With this core sentiment in mind, we will use this post to explore a strategy for engaging your customers, with the goal of receiving reviews from them. We will also address why reviews are such an important aspect of increasing your search engine rankings.
To explain the strategy in broad strokes, you first set up a system to request reviews. Next, you focus on obtaining reviews on the most impactful search and social platforms, then expand to home service platforms, then expand to general directories, and finally, make sure to maintain a consistent effort over time.
Now that we have sketched out the outline of what will become your strategic masterpiece, let’s go ahead and paint in the details.
The initial step in your strategy is to communicate with your clients. In doing so, you will want to guide them using direct links, as was discussed in our previous article about how to get your customers to leave an online review. Also, offer at least two platforms that they can leave a review on.
Many times you’ll find that your customers will leave a review on more than one platform if they are offered the options.
Use this opportunity to establish a good foundation for your future reviews. Focus first on clients that you know are happy with your work.
Without a doubt, the two most impactful platforms for reviews are Google and Facebook, with Google being the more influential of the two, and the first option you should give to your clients.
Many of our clients ask, "what if my customer doesn't have a Google account?". It would be safe to say that a majority of the population has a Google account, one reason being almost everyone with an Android device has a Google account. If they really don't have a Google account, that is why you offer multiple options for platforms.
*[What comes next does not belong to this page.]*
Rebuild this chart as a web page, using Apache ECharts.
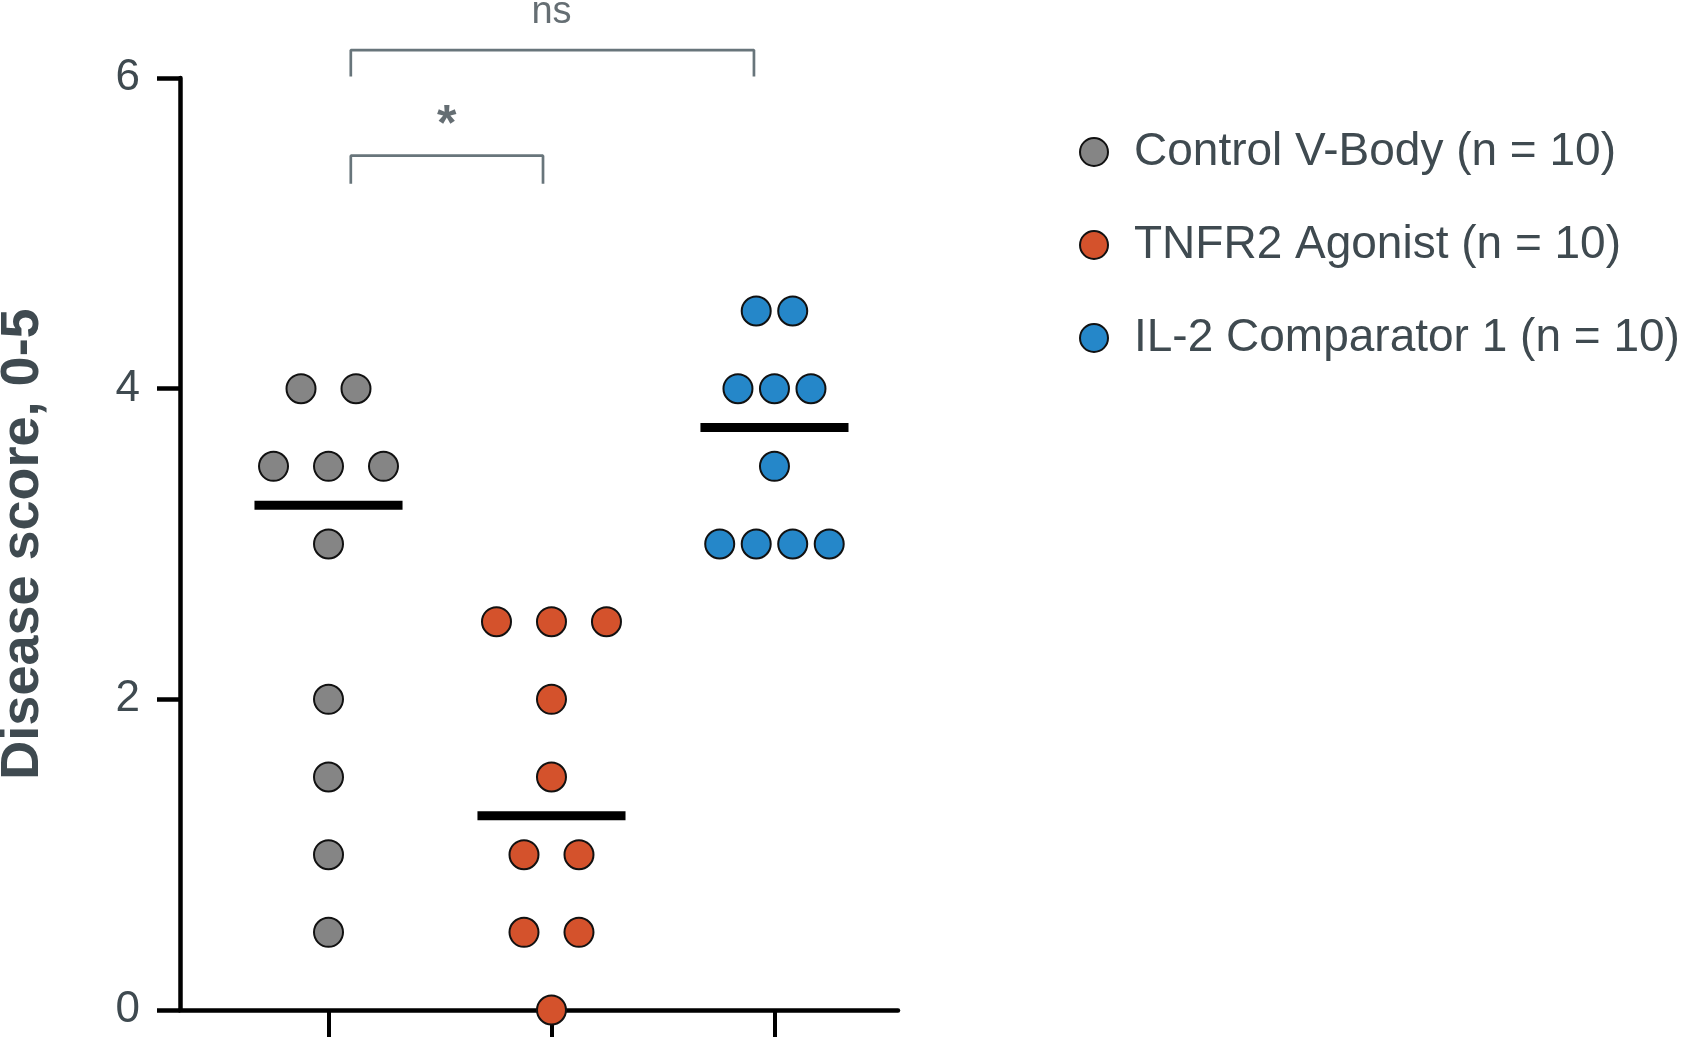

Once you have acquired at least ten reviews on Google, funnel your customers more towards Facebook, by listing it first in your communications for review requests.
When you have built up your Google and Facebook reviews to the point that there are now multiple reviews on both platforms, it is safe to expand the review options to include home service websites like Angie’s List, Houzz, Thumbtack, and Porch.
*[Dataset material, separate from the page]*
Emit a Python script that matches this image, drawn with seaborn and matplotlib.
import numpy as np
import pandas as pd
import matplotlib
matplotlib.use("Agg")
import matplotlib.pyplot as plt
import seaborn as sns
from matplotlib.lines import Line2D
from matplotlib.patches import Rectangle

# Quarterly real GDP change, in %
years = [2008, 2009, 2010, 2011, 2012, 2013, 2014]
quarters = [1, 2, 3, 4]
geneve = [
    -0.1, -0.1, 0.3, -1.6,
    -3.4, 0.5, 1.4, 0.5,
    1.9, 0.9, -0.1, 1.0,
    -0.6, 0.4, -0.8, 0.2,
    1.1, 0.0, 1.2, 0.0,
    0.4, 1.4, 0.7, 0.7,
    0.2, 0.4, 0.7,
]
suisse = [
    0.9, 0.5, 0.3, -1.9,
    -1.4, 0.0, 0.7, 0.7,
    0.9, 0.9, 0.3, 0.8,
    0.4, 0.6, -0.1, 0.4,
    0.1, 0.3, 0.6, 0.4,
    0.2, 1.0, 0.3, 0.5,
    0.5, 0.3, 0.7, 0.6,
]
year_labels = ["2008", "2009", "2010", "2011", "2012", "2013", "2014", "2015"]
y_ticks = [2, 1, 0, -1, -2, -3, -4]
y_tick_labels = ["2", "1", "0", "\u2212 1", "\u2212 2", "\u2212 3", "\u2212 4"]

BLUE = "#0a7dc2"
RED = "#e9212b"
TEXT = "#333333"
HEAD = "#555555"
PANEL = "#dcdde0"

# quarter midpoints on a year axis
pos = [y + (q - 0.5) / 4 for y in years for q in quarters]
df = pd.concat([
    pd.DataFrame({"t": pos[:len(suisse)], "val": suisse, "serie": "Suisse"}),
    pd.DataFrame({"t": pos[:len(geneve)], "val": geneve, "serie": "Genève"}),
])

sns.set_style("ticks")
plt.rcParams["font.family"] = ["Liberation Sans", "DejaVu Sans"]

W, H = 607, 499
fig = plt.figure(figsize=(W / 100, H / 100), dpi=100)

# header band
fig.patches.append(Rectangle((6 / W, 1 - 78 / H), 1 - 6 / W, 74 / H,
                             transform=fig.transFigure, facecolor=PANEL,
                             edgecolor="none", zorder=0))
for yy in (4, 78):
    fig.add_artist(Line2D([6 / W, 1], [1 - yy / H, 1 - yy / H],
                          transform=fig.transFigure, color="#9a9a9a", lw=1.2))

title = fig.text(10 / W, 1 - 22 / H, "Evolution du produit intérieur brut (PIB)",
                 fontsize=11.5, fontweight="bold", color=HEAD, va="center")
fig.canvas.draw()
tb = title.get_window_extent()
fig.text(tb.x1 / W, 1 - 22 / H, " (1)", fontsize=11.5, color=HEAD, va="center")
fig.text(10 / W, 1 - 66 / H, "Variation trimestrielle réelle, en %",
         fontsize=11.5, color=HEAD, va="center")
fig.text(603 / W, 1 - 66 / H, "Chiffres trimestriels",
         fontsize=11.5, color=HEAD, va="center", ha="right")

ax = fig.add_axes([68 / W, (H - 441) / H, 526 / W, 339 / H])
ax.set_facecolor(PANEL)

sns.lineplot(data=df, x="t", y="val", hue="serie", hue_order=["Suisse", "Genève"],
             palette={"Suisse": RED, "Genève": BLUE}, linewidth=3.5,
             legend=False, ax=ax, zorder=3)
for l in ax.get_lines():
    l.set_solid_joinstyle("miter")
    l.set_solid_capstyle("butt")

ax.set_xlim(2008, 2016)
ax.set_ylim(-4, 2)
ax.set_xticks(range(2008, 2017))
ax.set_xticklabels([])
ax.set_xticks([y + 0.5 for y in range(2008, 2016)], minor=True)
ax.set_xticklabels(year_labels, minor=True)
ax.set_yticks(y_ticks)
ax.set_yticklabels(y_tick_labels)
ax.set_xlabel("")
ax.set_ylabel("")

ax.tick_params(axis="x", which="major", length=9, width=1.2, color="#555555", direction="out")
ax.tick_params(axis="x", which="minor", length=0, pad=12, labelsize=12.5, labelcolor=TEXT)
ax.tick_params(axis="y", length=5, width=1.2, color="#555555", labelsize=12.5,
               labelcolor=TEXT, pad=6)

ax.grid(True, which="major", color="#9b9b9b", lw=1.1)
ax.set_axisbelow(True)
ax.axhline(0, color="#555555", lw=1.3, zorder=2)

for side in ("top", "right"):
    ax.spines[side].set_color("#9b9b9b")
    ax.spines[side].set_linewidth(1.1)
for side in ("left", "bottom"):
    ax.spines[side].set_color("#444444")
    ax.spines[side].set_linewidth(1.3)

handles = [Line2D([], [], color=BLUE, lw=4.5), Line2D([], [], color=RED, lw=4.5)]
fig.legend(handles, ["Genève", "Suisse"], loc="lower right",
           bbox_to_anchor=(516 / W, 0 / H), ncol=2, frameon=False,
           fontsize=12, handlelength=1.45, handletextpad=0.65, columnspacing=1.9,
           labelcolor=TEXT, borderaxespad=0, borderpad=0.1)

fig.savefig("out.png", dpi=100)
General directories can be added as well, such as Better Business Bureau (BBB), Yelp, and Yellow Pages. Make sure that these extra options are additions to Google and Facebook, and not replacements for them. Also, try not to overwhelm your clients. Keep the review platform offerings to 4 or 5 at the most.
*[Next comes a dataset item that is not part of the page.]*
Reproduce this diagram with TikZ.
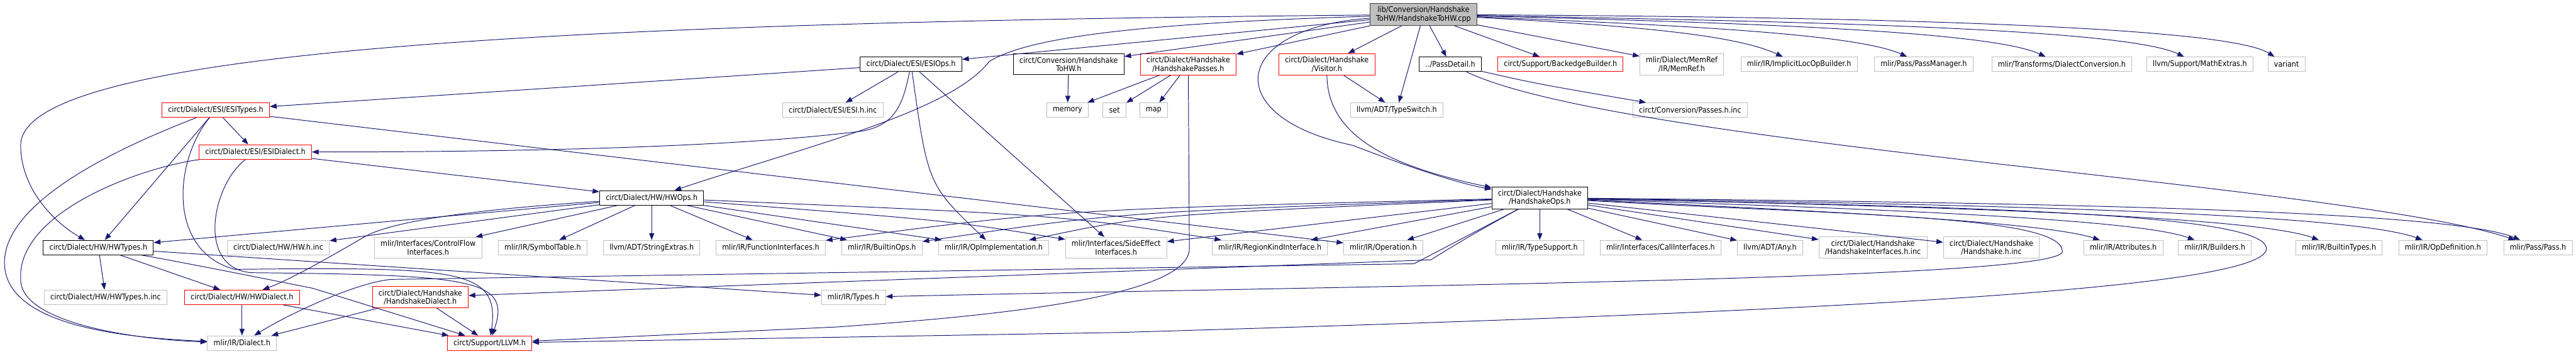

To reap the most benefit from this strategy, it is vital that you put out a sustained effort. We recommend that new requests for reviews should be sent at least once per month.
So now, let’s address exactly why reviews are important. First of all, reviews are so important for the simple fact that they greatly impact your rankings on search engine result pages (SERPs). This is especially true if you do a search for a business on Google Maps and also for local map pack results, which are the limited number of sites that appear under a map on a standard Google search for local services.
Following the advice we presented, regarding maintaining a level of consistency with requests for reviews, should yield you more reviews on a consistent basis over time. And, as it just so happens, steadily getting reviews over time makes a strong impact on how Google ranks you!
Furthermore, as you expand into obtaining reviews on other sites, your rankings will benefit from the importance that Google places on your company receiving reviews on multiple platforms. In fact, when someone searches your company on Google, many of the websites that you have ratings on will be shown in the results with stars.
By following the strategy of reaching out to your clients and providing them with a couple of direct links, placing the primary focus on Google and Facebook initially, then expanding your review platform options to include home service and directory websites, and consistently earning new reviews, you will see tangible results. We know this strategy works because we have executed this approach countless times for our clients.
One final nugget that is important is the fact that, even though you initially want to focus your efforts on obtaining reviews from clients you know like your work, negative reviews will not hurt your organic rankings, unless you have a “convincing negative reputation”, as stated by Google in their Search Quality Evaluator Guidelines. In this document, they also state that negative reviews are “completely normal and expected”.
Follow the review building strategy we have offered and feel free to share with us the results that you observe.